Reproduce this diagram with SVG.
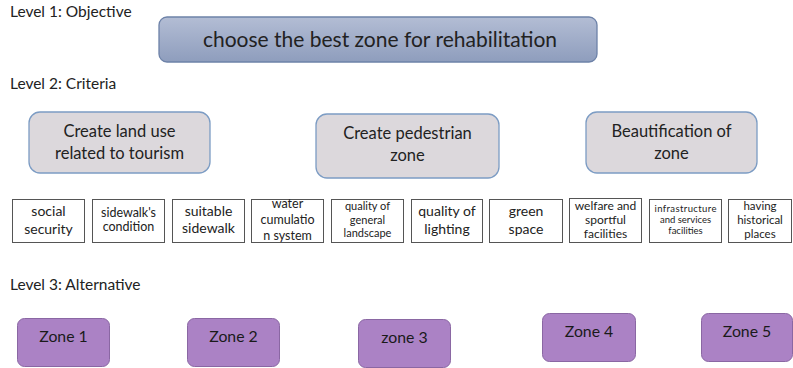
<svg xmlns="http://www.w3.org/2000/svg" width="793" height="368" viewBox="0 0 793 368">
<defs>
<linearGradient id="objGrad" x1="0" y1="0" x2="0" y2="1">
<stop offset="0" stop-color="#b3bdd4"/>
<stop offset="1" stop-color="#8e9dbd"/>
</linearGradient>
<style>
text{font-family:Lato,"Liberation Sans",sans-serif;fill:#222;}
.lvl{font-size:15.5px;}
.obj{fill:url(#objGrad);stroke:#6d82a8;stroke-width:1.3;}
.crit{fill:#dcd8dc;stroke:#7c9cc4;stroke-width:1.3;}
.sub{fill:#fff;stroke:#555;stroke-width:1;}
.zone{fill:#ab82c5;stroke:#8a67a3;stroke-width:1;}
.c{text-anchor:middle;}
.ct{font-size:16.5px;}
.zt{font-size:15.8px;fill:#1a1a1a;}
</style>
</defs>
<text class="lvl" x="10" y="17">Level 1: Objective</text>
<text class="lvl" x="10" y="89">Level 2: Criteria</text>
<text class="lvl" x="10" y="290">Level 3: Alternative</text>

<g id="objective">
<rect class="obj" x="159" y="17" width="438" height="45" rx="8"/>
<text class="c" x="380" y="47" font-size="21">choose the best zone for rehabilitation</text>
</g>

<g id="crit1">
<rect class="crit" x="29" y="112" width="181" height="61" rx="11"/>
<text class="c ct" x="119.5" y="137">Create land use</text>
<text class="c ct" x="119.5" y="159">related to tourism</text>
</g>
<g id="crit2">
<rect class="crit" x="316" y="114" width="183" height="64" rx="11"/>
<text class="c ct" x="407.5" y="139">Create pedestrian</text>
<text class="c ct" x="407.5" y="161">zone</text>
</g>
<g id="crit3">
<rect class="crit" x="586" y="112" width="171" height="61" rx="11"/>
<text class="c ct" x="671.5" y="137">Beautification of</text>
<text class="c ct" x="671.5" y="159">zone</text>
</g>

<g id="sub1">
<rect class="sub" x="12.5" y="199.5" width="72" height="43"/>
<text class="c" x="48.5" y="216" font-size="14">social</text>
<text class="c" x="48.5" y="234" font-size="14">security</text>
</g>
<g id="sub2">
<rect class="sub" x="92.5" y="199.5" width="72" height="43"/>
<text class="c" x="128.5" y="217" font-size="12.5">sidewalk's</text>
<text class="c" x="128.5" y="231" font-size="12.5">condition</text>
</g>
<g id="sub3">
<rect class="sub" x="172.5" y="199.5" width="72" height="43"/>
<text class="c" x="208.5" y="216" font-size="14">suitable</text>
<text class="c" x="208.5" y="233" font-size="14">sidewalk</text>
</g>
<g id="sub4">
<rect class="sub" x="251.5" y="199.5" width="72" height="43"/>
<text class="c" x="287.5" y="208" font-size="12.5">water</text>
<text class="c" x="287.5" y="224" font-size="12.5">cumulatio</text>
<text class="c" x="287.5" y="240" font-size="12.5">n system</text>
</g>
<g id="sub5">
<rect class="sub" x="331.5" y="199.5" width="72" height="43"/>
<text class="c" x="367.5" y="210" font-size="11">quality of</text>
<text class="c" x="367.5" y="224" font-size="11">general</text>
<text class="c" x="367.5" y="237" font-size="11">landscape</text>
</g>
<g id="sub6">
<rect class="sub" x="411.5" y="199.5" width="71" height="43"/>
<text class="c" x="447" y="216" font-size="14">quality of</text>
<text class="c" x="447" y="234" font-size="14">lighting</text>
</g>
<g id="sub7">
<rect class="sub" x="489.5" y="199.5" width="73" height="43"/>
<text class="c" x="526" y="216" font-size="14">green</text>
<text class="c" x="526" y="234" font-size="14">space</text>
</g>
<g id="sub8">
<rect class="sub" x="569.5" y="198.5" width="72" height="44"/>
<text class="c" x="605.5" y="210" font-size="12">welfare and</text>
<text class="c" x="605.5" y="224" font-size="12">sportful</text>
<text class="c" x="605.5" y="238" font-size="12">facilities</text>
</g>
<g id="sub9">
<rect class="sub" x="649.5" y="199.5" width="72" height="43"/>
<text class="c" x="685.5" y="212" font-size="9.5" textLength="62">infrastructure</text>
<text class="c" x="685.5" y="223" font-size="9.5">and services</text>
<text class="c" x="685.5" y="234" font-size="9.5">facilities</text>
</g>
<g id="sub10">
<rect class="sub" x="728.5" y="199.5" width="63" height="43"/>
<text class="c" x="760" y="210" font-size="11.5">having</text>
<text class="c" x="760" y="224" font-size="11.5">historical</text>
<text class="c" x="760" y="238" font-size="11.5">places</text>
</g>

<g id="zone1">
<rect class="zone" x="17.5" y="318.5" width="92" height="48" rx="7"/>
<text class="c zt" x="63.5" y="342">Zone 1</text>
</g>
<g id="zone2">
<rect class="zone" x="187.5" y="318.5" width="92" height="48" rx="7"/>
<text class="c zt" x="233.5" y="342">Zone 2</text>
</g>
<g id="zone3">
<rect class="zone" x="358.5" y="319.5" width="92" height="48" rx="7"/>
<text class="c zt" x="404.5" y="343">zone 3</text>
</g>
<g id="zone4">
<rect class="zone" x="542.5" y="313.5" width="93" height="48" rx="7"/>
<text class="c zt" x="589" y="337">Zone 4</text>
</g>
<g id="zone5">
<rect class="zone" x="701.5" y="313.5" width="91" height="48" rx="7"/>
<text class="c zt" x="747" y="337">Zone 5</text>
</g>
<g id="connectors"/>
</svg>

---------------

**TO BE DONE:** Restate the data above word for word. Skip every picture.

**SOLUTION TO THE PROBLEM:**
Reproduce this diagram with SVG.
<svg xmlns="http://www.w3.org/2000/svg" width="793" height="368" viewBox="0 0 793 368">
<defs>
<linearGradient id="objGrad" x1="0" y1="0" x2="0" y2="1">
<stop offset="0" stop-color="#b3bdd4"/>
<stop offset="1" stop-color="#8e9dbd"/>
</linearGradient>
<style>
text{font-family:Lato,"Liberation Sans",sans-serif;fill:#222;}
.lvl{font-size:15.5px;}
.obj{fill:url(#objGrad);stroke:#6d82a8;stroke-width:1.3;}
.crit{fill:#dcd8dc;stroke:#7c9cc4;stroke-width:1.3;}
.sub{fill:#fff;stroke:#555;stroke-width:1;}
.zone{fill:#ab82c5;stroke:#8a67a3;stroke-width:1;}
.c{text-anchor:middle;}
.ct{font-size:16.5px;}
.zt{font-size:15.8px;fill:#1a1a1a;}
</style>
</defs>
<text class="lvl" x="10" y="17">Level 1: Objective</text>
<text class="lvl" x="10" y="89">Level 2: Criteria</text>
<text class="lvl" x="10" y="290">Level 3: Alternative</text>

<g id="objective">
<rect class="obj" x="159" y="17" width="438" height="45" rx="8"/>
<text class="c" x="380" y="47" font-size="21">choose the best zone for rehabilitation</text>
</g>

<g id="crit1">
<rect class="crit" x="29" y="112" width="181" height="61" rx="11"/>
<text class="c ct" x="119.5" y="137">Create land use</text>
<text class="c ct" x="119.5" y="159">related to tourism</text>
</g>
<g id="crit2">
<rect class="crit" x="316" y="114" width="183" height="64" rx="11"/>
<text class="c ct" x="407.5" y="139">Create pedestrian</text>
<text class="c ct" x="407.5" y="161">zone</text>
</g>
<g id="crit3">
<rect class="crit" x="586" y="112" width="171" height="61" rx="11"/>
<text class="c ct" x="671.5" y="137">Beautification of</text>
<text class="c ct" x="671.5" y="159">zone</text>
</g>

<g id="sub1">
<rect class="sub" x="12.5" y="199.5" width="72" height="43"/>
<text class="c" x="48.5" y="216" font-size="14">social</text>
<text class="c" x="48.5" y="234" font-size="14">security</text>
</g>
<g id="sub2">
<rect class="sub" x="92.5" y="199.5" width="72" height="43"/>
<text class="c" x="128.5" y="217" font-size="12.5">sidewalk's</text>
<text class="c" x="128.5" y="231" font-size="12.5">condition</text>
</g>
<g id="sub3">
<rect class="sub" x="172.5" y="199.5" width="72" height="43"/>
<text class="c" x="208.5" y="216" font-size="14">suitable</text>
<text class="c" x="208.5" y="233" font-size="14">sidewalk</text>
</g>
<g id="sub4">
<rect class="sub" x="251.5" y="199.5" width="72" height="43"/>
<text class="c" x="287.5" y="208" font-size="12.5">water</text>
<text class="c" x="287.5" y="224" font-size="12.5">cumulatio</text>
<text class="c" x="287.5" y="240" font-size="12.5">n system</text>
</g>
<g id="sub5">
<rect class="sub" x="331.5" y="199.5" width="72" height="43"/>
<text class="c" x="367.5" y="210" font-size="11">quality of</text>
<text class="c" x="367.5" y="224" font-size="11">general</text>
<text class="c" x="367.5" y="237" font-size="11">landscape</text>
</g>
<g id="sub6">
<rect class="sub" x="411.5" y="199.5" width="71" height="43"/>
<text class="c" x="447" y="216" font-size="14">quality of</text>
<text class="c" x="447" y="234" font-size="14">lighting</text>
</g>
<g id="sub7">
<rect class="sub" x="489.5" y="199.5" width="73" height="43"/>
<text class="c" x="526" y="216" font-size="14">green</text>
<text class="c" x="526" y="234" font-size="14">space</text>
</g>
<g id="sub8">
<rect class="sub" x="569.5" y="198.5" width="72" height="44"/>
<text class="c" x="605.5" y="210" font-size="12">welfare and</text>
<text class="c" x="605.5" y="224" font-size="12">sportful</text>
<text class="c" x="605.5" y="238" font-size="12">facilities</text>
</g>
<g id="sub9">
<rect class="sub" x="649.5" y="199.5" width="72" height="43"/>
<text class="c" x="685.5" y="212" font-size="9.5" textLength="62">infrastructure</text>
<text class="c" x="685.5" y="223" font-size="9.5">and services</text>
<text class="c" x="685.5" y="234" font-size="9.5">facilities</text>
</g>
<g id="sub10">
<rect class="sub" x="728.5" y="199.5" width="63" height="43"/>
<text class="c" x="760" y="210" font-size="11.5">having</text>
<text class="c" x="760" y="224" font-size="11.5">historical</text>
<text class="c" x="760" y="238" font-size="11.5">places</text>
</g>

<g id="zone1">
<rect class="zone" x="17.5" y="318.5" width="92" height="48" rx="7"/>
<text class="c zt" x="63.5" y="342">Zone 1</text>
</g>
<g id="zone2">
<rect class="zone" x="187.5" y="318.5" width="92" height="48" rx="7"/>
<text class="c zt" x="233.5" y="342">Zone 2</text>
</g>
<g id="zone3">
<rect class="zone" x="358.5" y="319.5" width="92" height="48" rx="7"/>
<text class="c zt" x="404.5" y="343">zone 3</text>
</g>
<g id="zone4">
<rect class="zone" x="542.5" y="313.5" width="93" height="48" rx="7"/>
<text class="c zt" x="589" y="337">Zone 4</text>
</g>
<g id="zone5">
<rect class="zone" x="701.5" y="313.5" width="91" height="48" rx="7"/>
<text class="c zt" x="747" y="337">Zone 5</text>
</g>
<g id="connectors"/>
</svg>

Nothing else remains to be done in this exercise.